L'acquis est donc immense et l'espoir ne nous est certainement pas moins permis qu'aux fondateurs du Conseil de l'Europe dans une Europe en ruine.

Pourtant, ceux qui prophétisaient il y a peu « la fin de l'histoire » sont cruellement démentis.

Des conflits se sont rallumés dans les Balkans, dans le Caucase et sur le territoire de l'immense Russie.

Ce n'est pas un échec de la coopération européenne. C'est un défi et je suis sûr que nous y ferons face.

Le Général de Gaulle nous a enseigné que la vie est un combat et la liberté également et qu'en fait, la vie est un combat pour la liberté .

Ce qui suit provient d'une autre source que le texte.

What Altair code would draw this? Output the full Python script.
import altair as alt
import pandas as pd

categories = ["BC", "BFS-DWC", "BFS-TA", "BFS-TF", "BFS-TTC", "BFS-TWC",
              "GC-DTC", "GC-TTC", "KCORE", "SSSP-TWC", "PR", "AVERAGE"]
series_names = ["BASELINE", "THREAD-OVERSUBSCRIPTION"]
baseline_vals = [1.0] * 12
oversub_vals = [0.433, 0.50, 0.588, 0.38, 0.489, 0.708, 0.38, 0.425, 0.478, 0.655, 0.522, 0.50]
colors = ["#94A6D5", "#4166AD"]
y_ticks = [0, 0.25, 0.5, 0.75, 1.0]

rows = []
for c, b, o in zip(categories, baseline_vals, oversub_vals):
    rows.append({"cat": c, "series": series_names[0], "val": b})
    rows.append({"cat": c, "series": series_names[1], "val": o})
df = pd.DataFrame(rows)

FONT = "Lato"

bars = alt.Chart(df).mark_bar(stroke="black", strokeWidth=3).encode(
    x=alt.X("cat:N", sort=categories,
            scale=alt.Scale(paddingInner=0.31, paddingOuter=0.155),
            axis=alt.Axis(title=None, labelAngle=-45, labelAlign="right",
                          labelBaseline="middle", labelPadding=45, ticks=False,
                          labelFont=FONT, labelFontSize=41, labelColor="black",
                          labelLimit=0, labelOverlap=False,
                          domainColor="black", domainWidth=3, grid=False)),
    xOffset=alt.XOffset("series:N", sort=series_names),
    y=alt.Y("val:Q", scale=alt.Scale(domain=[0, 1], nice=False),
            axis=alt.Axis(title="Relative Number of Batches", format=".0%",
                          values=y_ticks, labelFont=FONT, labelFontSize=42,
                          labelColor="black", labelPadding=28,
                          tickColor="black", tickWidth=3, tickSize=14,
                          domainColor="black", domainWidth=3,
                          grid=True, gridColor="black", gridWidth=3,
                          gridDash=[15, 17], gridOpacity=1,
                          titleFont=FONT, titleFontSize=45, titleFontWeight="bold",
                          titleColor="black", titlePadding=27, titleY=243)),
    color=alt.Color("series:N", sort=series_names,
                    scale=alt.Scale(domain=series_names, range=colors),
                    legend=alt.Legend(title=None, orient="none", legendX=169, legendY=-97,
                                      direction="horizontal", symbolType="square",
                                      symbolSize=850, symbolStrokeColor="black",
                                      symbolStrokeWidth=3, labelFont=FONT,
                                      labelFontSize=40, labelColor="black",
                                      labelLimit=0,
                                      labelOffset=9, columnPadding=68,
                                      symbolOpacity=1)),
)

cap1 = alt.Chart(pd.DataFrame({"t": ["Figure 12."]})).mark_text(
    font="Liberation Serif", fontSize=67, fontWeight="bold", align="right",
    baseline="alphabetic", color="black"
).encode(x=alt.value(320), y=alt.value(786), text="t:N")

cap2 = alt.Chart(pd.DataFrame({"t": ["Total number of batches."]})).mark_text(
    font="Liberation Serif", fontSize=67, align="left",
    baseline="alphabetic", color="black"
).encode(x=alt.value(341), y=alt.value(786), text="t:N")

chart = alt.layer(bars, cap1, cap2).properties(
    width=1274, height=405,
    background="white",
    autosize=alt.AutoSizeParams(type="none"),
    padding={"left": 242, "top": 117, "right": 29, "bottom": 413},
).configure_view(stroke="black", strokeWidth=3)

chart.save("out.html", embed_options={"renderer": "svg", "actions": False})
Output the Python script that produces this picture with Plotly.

Je forme le voeu que les Etats déjà membres à part entière du Conseil de l'Europe et qui sont proches des foyers de conflit -je pense à l'Albanie dont je salue le Président du Parlement parmi nous, à la Bulgarie, à la Croatie, à l'ex-République yougoslave de Macédoine, à la Géorgie- montrent à leurs voisins le chemin de la paix.

Certains Etats non encore membres participent déjà aux travaux de l'Assemblée parlementaire comme « invités spéciaux ». Je sais que tous les représentants de ces Etats, qui participent aujourd'hui à notre colloque, partagent déjà l'idéal européen, et j'espère qu'ils pourront porter votre message commun à ceux qui s'obstinent dans l'impasse de haines ancestrales.

L'adhésion au Conseil de l'Europe, comme à la Convention européenne des droits de l'homme, exclut radicalement le fantasme de nations « ethniquement pures ». Dès lors, il n'y a pas d'autre voie pour la résolution des conflits que la démocratie, le suffrage universel libre et secret, la liberté de la presse et des partis, la sanction de la violence.

En conclusion, je voudrais remercier mon amie Mme Josette DURRIEU, Présidente de la délégation parlementaire française à l'Assemblée du Conseil de l'Europe, d'avoir pris l'initiative de cette journée de commémoration, de réflexion et de projection dans l'avenir.

Je forme des voeux pour que les travaux de votre colloque fassent progresser la conscience européenne, faite indissociablement de respect de l'autre et de respect égal des disciplines collectives sans lesquelles il n'est pas de liberté individuelle.